A research project connecting stories of nearly 250 Montgomery County residents started out as a simple conversation.
“But I think bigger than that. It’s not just a story about Quince Orchard. It’s a story about community and how communities stand the test of time,” said Dr. Kisha Green Davis, Co-Producer of the Quince Orchard Project.
The Pleasant View Historic Site has been standing for more than a century, holding the classroom where Ida Pearl Green used to study and the floors where she worshipped.
“I think we’re happy that we made that decision,” said Rev. Dr. Gerard Green, Chairman of Pleasant View Trustees.
“Yes,” said Ida Pearl Green, life-long Quince Orchard resident.
They’re referring to a decision by a church with an all-black congregation to merge with two white churches in the 1960s.
“This is a story that said, in the midst of challenging times, people can decide to come together,” said Rev. Dr. Gerard Green. “People can decide to reconcile and create a different future.”
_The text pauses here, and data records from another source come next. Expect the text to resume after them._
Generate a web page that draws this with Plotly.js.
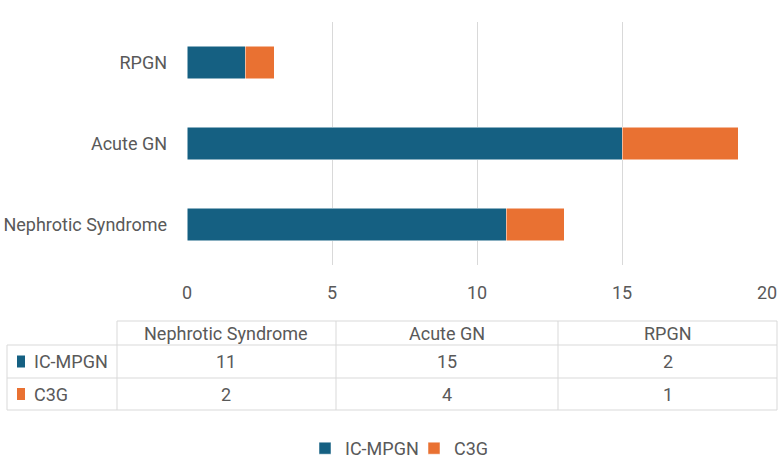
<!DOCTYPE html>
<html>
<head>
<meta charset="utf-8">
<script src="https://cdn.plot.ly/plotly-3.0.1.min.js"></script>
<style>html,body{margin:0;padding:0;background:#fff;}#chart{width:779px;height:460px;}</style>
</head>
<body>
<div id="chart"></div>
<script>
var categories = ["Nephrotic Syndrome", "Acute GN", "RPGN"];
var icMpgn = [11, 15, 2];
var c3g = [2, 4, 1];
var seriesNames = ["IC-MPGN", "C3G"];
var seriesValues = [icMpgn, c3g];
var seriesColors = ["#156082", "#E97132"];
var xTicks = [0, 5, 10, 15, 20];

var W = 779, H = 460;
var font = "Roboto, 'Liberation Sans', Arial, sans-serif";
var txt = "#595959";
var gridCol = "#d9d9d9";

function px(x) { return x / W; }
function py(y) { return 1 - y / H; }

var traces = seriesNames.map(function (n, i) {
  return {
    type: "bar", orientation: "h", name: n,
    y: categories, x: seriesValues[i],
    marker: {color: seriesColors[i], line: {color: "#ffffff", width: 0.5}},
    hoverinfo: "x+y"
  };
});

// ---- data table below the chart (shapes + annotations in paper coordinates) ----
var tblLeft = 7, labelColRight = 117, tblRight = 777;
var colEdges = [117, 336, 558, 777];
var rowEdges = [321, 345, 378, 410];

var shapes = [];
function hline(y, x0, x1) {
  shapes.push({type: "line", xref: "paper", yref: "paper", x0: px(x0), x1: px(x1), y0: py(y), y1: py(y),
    line: {color: gridCol, width: 1}});
}
function vline(x, y0, y1) {
  shapes.push({type: "line", xref: "paper", yref: "paper", x0: px(x), x1: px(x), y0: py(y0), y1: py(y1),
    line: {color: gridCol, width: 1}});
}
hline(rowEdges[0], labelColRight, tblRight);
for (var r = 1; r < rowEdges.length; r++) hline(rowEdges[r], tblLeft, tblRight);
vline(tblLeft, rowEdges[1], rowEdges[3]);
colEdges.forEach(function (x) { vline(x, rowEdges[0], rowEdges[3]); });

var annotations = [];
categories.forEach(function (c, j) {
  var xc = (colEdges[j] + colEdges[j + 1]) / 2;
  annotations.push({xref: "paper", yref: "paper", x: px(xc), y: py((rowEdges[0] + rowEdges[1]) / 2),
    xanchor: "center", yanchor: "middle", text: c, showarrow: false,
    font: {family: font, size: 18, color: txt}});
  seriesValues.forEach(function (vals, i) {
    annotations.push({xref: "paper", yref: "paper", x: px(xc), y: py((rowEdges[i + 1] + rowEdges[i + 2]) / 2),
      xanchor: "center", yanchor: "middle", text: String(vals[j]), showarrow: false,
      font: {family: font, size: 18, color: txt}});
  });
});
seriesNames.forEach(function (n, i) {
  var yc = (rowEdges[i + 1] + rowEdges[i + 2]) / 2;
  shapes.push({type: "rect", xref: "paper", yref: "paper",
    x0: px(tblLeft + 10), x1: px(tblLeft + 18), y0: py(yc - 6), y1: py(yc + 6),
    fillcolor: seriesColors[i], line: {width: 0}});
  annotations.push({xref: "paper", yref: "paper", x: px(tblLeft + 25), y: py(yc),
    xanchor: "left", yanchor: "middle", text: n,
    showarrow: false, font: {family: font, size: 18, color: txt}});
});

var layout = {
  width: W, height: H,
  margin: {l: 0, r: 0, t: 0, b: 0, autoexpand: false},
  paper_bgcolor: "#ffffff", plot_bgcolor: "#ffffff",
  barmode: "stack",
  bargap: 0.6,
  font: {family: font, size: 18, color: txt},
  xaxis: {
    domain: [px(187), px(767)],
    range: [0, 20],
    tickvals: xTicks,
    ticks: "",
    showgrid: true, gridcolor: gridCol, gridwidth: 1,
    zeroline: false, showline: false,
    ticklabelstandoff: 15,
    tickfont: {family: font, size: 18, color: txt},
    fixedrange: true
  },
  yaxis: {
    domain: [py(265), py(22)],
    type: "category",
    ticks: "",
    showgrid: false, zeroline: false, showline: false,
    ticklabelstandoff: 19,
    tickfont: {family: font, size: 18, color: txt},
    fixedrange: true
  },
  shapes: shapes,
  annotations: annotations,
  showlegend: true,
  legend: {
    orientation: "h",
    x: px(305), xanchor: "left",
    y: -7 / H, yanchor: "bottom",
    font: {family: font, size: 18, color: txt},
    entrywidth: 64, entrywidthmode: "pixels",
    traceorder: "normal"
  }
};

Plotly.newPlot("chart", traces, layout, {displayModeBar: false, staticPlot: true});
</script>
</body>
</html>
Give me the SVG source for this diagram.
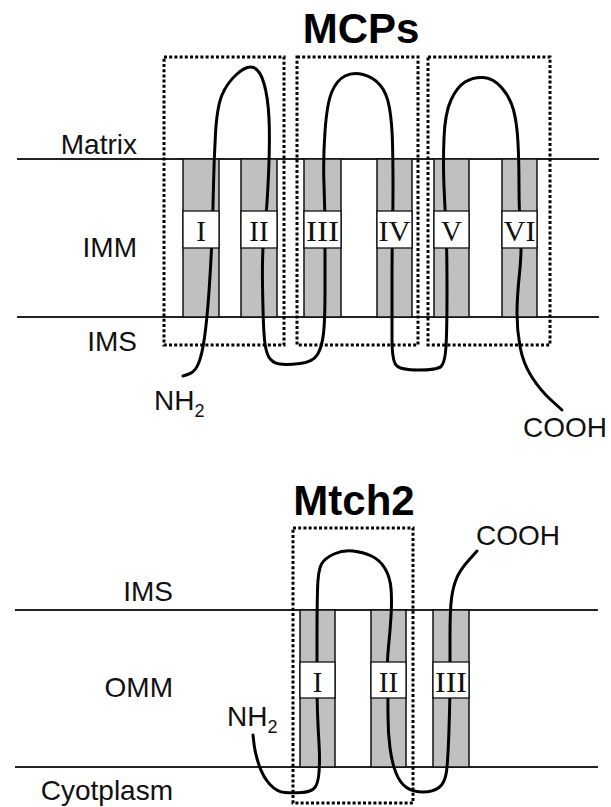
<svg xmlns="http://www.w3.org/2000/svg" width="611" height="807" viewBox="0 0 611 807">
<style>
.mem{stroke:#222;stroke-width:2;fill:none}
.helix{fill:#c0c0c0;stroke:#111;stroke-width:1.5}
.lbox{fill:#fff;stroke:#111;stroke-width:1.3}
.num{font-family:"Liberation Serif","Times New Roman",serif;font-size:29px;fill:#111;text-anchor:middle}
.dom{fill:none;stroke:#000;stroke-width:3;stroke-dasharray:3 2.2}
.chain{fill:none;stroke:#000;stroke-width:3;stroke-linecap:round;stroke-linejoin:round}
.lab{font-family:"Liberation Sans",Arial,sans-serif;font-size:28px;fill:#111}
.title{font-family:"Liberation Sans",Arial,sans-serif;font-size:42px;font-weight:bold;fill:#000;text-anchor:middle}
.sub{font-size:18px}
</style>
<rect width="611" height="807" fill="#fff"/>

<g id="mcps-membrane">
<line class="mem" x1="17" y1="159" x2="599" y2="159"/>
<line class="mem" x1="17" y1="317" x2="599" y2="317"/>
</g>
<g id="mcps-helix-I"><rect class="helix" x="183" y="159" width="36" height="158"/></g>
<g id="mcps-helix-II"><rect class="helix" x="241" y="159" width="36" height="158"/></g>
<g id="mcps-helix-III"><rect class="helix" x="304" y="159" width="37" height="158"/></g>
<g id="mcps-helix-IV"><rect class="helix" x="377" y="159" width="35" height="158"/></g>
<g id="mcps-helix-V"><rect class="helix" x="434" y="159" width="35" height="158"/></g>
<g id="mcps-helix-VI"><rect class="helix" x="502" y="159" width="35" height="158"/></g>

<g id="mtch2-membrane">
<line class="mem" x1="15" y1="610" x2="598" y2="610"/>
<line class="mem" x1="15" y1="767" x2="598" y2="767"/>
</g>
<g id="mtch2-helix-I"><rect class="helix" x="300" y="610" width="35" height="157"/></g>
<g id="mtch2-helix-II"><rect class="helix" x="371" y="610" width="35" height="157"/></g>
<g id="mtch2-helix-III"><rect class="helix" x="433" y="610" width="36" height="157"/></g>

<g id="connectors">
<path class="chain" d="M183,376 L189,374 Q195,372 198.5,363.5 Q202,355 204.5,337.5 Q207,320 209,291.5 Q211,263 212,236.5 Q213,210 213.5,185 Q214,160 215.5,133.5 Q217,107 222,95 Q227,83 237,74 Q247,65 253.5,67.5 Q260,70 264,83.5 Q268,97 269,118.5 Q270,140 268.5,175 Q267,210 264.5,230 Q262,250 262.5,283.5 Q263,317 264,333.5 Q265,350 268.5,356.5 Q272,363 279.5,364 Q287,365 300,363.5 Q313,362 317.5,354.5 Q322,347 323.5,333.5 Q325,320 325,291.5 Q325,263 325,236.5 Q325,210 324,185 Q323,160 325,131.5 Q327,103 332,91.5 Q337,80 345,76 Q353,72 363,74.5 Q373,77 380,85 Q387,93 389.5,108 Q392,123 392.5,143 Q393,163 393,186.5 Q393,210 392.5,230 Q392,250 392,283.5 Q392,317 392,338.5 Q392,360 396,365 Q400,370 418.5,370 Q437,370 441,366.5 Q445,363 446,346.5 Q447,330 447,290 Q447,250 446,230 Q445,210 444,186.5 Q443,163 444,138 Q445,113 451,100 Q457,87 465,82 Q473,77 483,77.5 Q493,78 501.5,87.5 Q510,97 513.5,110 Q517,123 518,143 Q519,163 519,186.5 Q519,210 520.5,230 Q522,250 519.5,273.5 Q517,297 517,313.5 Q517,330 520,346.5 Q523,363 531.5,376.5 Q540,390 551,400 L562,410"/>
<path class="chain" d="M253,735 L254,744 Q255,753 259,765 Q263,777 270,784.5 Q277,792 285,792.5 Q293,793 301.5,792.5 Q310,792 314,788.5 Q318,785 319,772.5 Q320,760 319,743.5 Q318,727 317.5,712.5 Q317,698 317,680 Q317,662 317,636 Q317,610 317.5,590 Q318,570 321.5,564 Q325,558 334,554 Q343,550 353,551 Q363,552 371.5,556 Q380,560 385,568.5 Q390,577 391,588.5 Q392,600 391,616.5 Q390,633 388.5,646.5 Q387,660 387.5,679 Q388,698 388,715.5 Q388,733 390,748 Q392,763 396,773 Q400,783 406.5,787.5 Q413,792 423,792 Q433,792 439,787.5 Q445,783 446.5,771.5 Q448,760 449,729 Q450,698 450,680 Q450,662 450,636 Q450,610 451.5,598.5 Q453,587 456.5,578.5 Q460,570 468.5,560.5 L477,551"/>
</g>

<g id="mcps-label-I"><rect class="lbox" x="183" y="211" width="36" height="37"/><text class="num" x="201" y="241">I</text></g>
<g id="mcps-label-II"><rect class="lbox" x="241" y="211" width="36" height="37"/><text class="num" x="259" y="241">II</text></g>
<g id="mcps-label-III"><rect class="lbox" x="304" y="211" width="37" height="37"/><text class="num" x="322.5" y="241" textLength="33" lengthAdjust="spacingAndGlyphs">III</text></g>
<g id="mcps-label-IV"><rect class="lbox" x="377" y="211" width="35" height="37"/><text class="num" x="394.5" y="241" textLength="32" lengthAdjust="spacingAndGlyphs">IV</text></g>
<g id="mcps-label-V"><rect class="lbox" x="434" y="211" width="35" height="37"/><text class="num" x="451.5" y="241">V</text></g>
<g id="mcps-label-VI"><rect class="lbox" x="502" y="211" width="35" height="37"/><text class="num" x="519.5" y="241" textLength="32" lengthAdjust="spacingAndGlyphs">VI</text></g>

<g id="mtch2-label-I"><rect class="lbox" x="300" y="662" width="35" height="36"/><text class="num" x="317.5" y="692">I</text></g>
<g id="mtch2-label-II"><rect class="lbox" x="371" y="662" width="35" height="36"/><text class="num" x="388.5" y="692">II</text></g>
<g id="mtch2-label-III"><rect class="lbox" x="433" y="662" width="36" height="36"/><text class="num" x="451" y="692" textLength="32" lengthAdjust="spacingAndGlyphs">III</text></g>

<g id="mcps-domain-1"><rect class="dom" x="164" y="57" width="120" height="288"/></g>
<g id="mcps-domain-2"><rect class="dom" x="297" y="57" width="121" height="288"/></g>
<g id="mcps-domain-3"><rect class="dom" x="428" y="57" width="122" height="288"/></g>
<g id="mtch2-domain"><rect class="dom" x="293" y="528" width="120" height="275"/></g>

<g id="titles">
<text class="title" x="361" y="43">MCPs</text>
<text class="title" x="354" y="515">Mtch2</text>
</g>

<g id="labels">
<text class="lab" x="137" y="154" text-anchor="end">Matrix</text>
<text class="lab" x="137" y="257" text-anchor="end">IMM</text>
<text class="lab" x="137" y="351" text-anchor="end">IMS</text>
<text class="lab" x="154" y="410">NH<tspan class="sub" dy="7">2</tspan></text>
<text class="lab" x="523" y="437">COOH</text>
<text class="lab" x="173" y="601" text-anchor="end">IMS</text>
<text class="lab" x="173" y="697" text-anchor="end">OMM</text>
<text class="lab" x="173" y="800" text-anchor="end">Cyotplasm</text>
<text class="lab" x="227" y="726">NH<tspan class="sub" dy="7">2</tspan></text>
<text class="lab" x="476" y="545">COOH</text>
</g>
</svg>
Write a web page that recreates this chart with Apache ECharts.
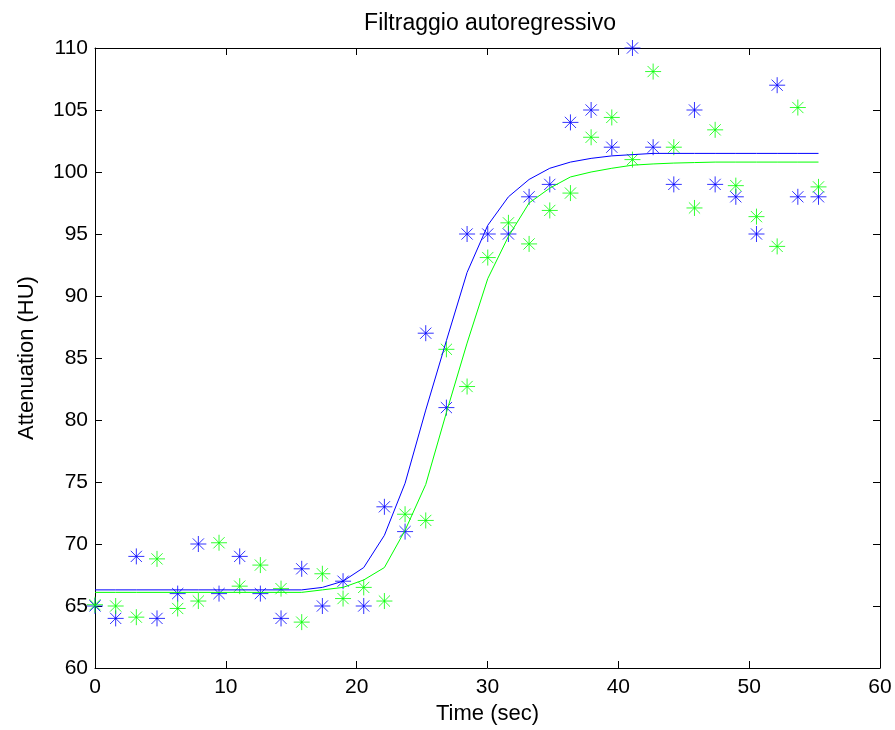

For this reason, the project’s founders said preserving these Quince Orchard historic buildings should matter to residents in what’s now called North Potomac.
“I think we look back, and that helps us to look ahead,” said Ida Pearl Green.
You can see just how old the two buildings are by taking a look at their infrastructure.
That’s why the Quince Orchard Project is raising money to continue to preserve the school house and church buildings.
Word of the project has spread to local schools.
Patty Dirlam is President of the Quince Orchard Project Club at her high school.
“Just understanding the struggle that people had to go through to get us to this point showed me the importance of continuing the struggle to have diversity and inclusion, [which is] the Quince Orchard Project’s mission,” said Dirlam.
The final documentary will be released this spring.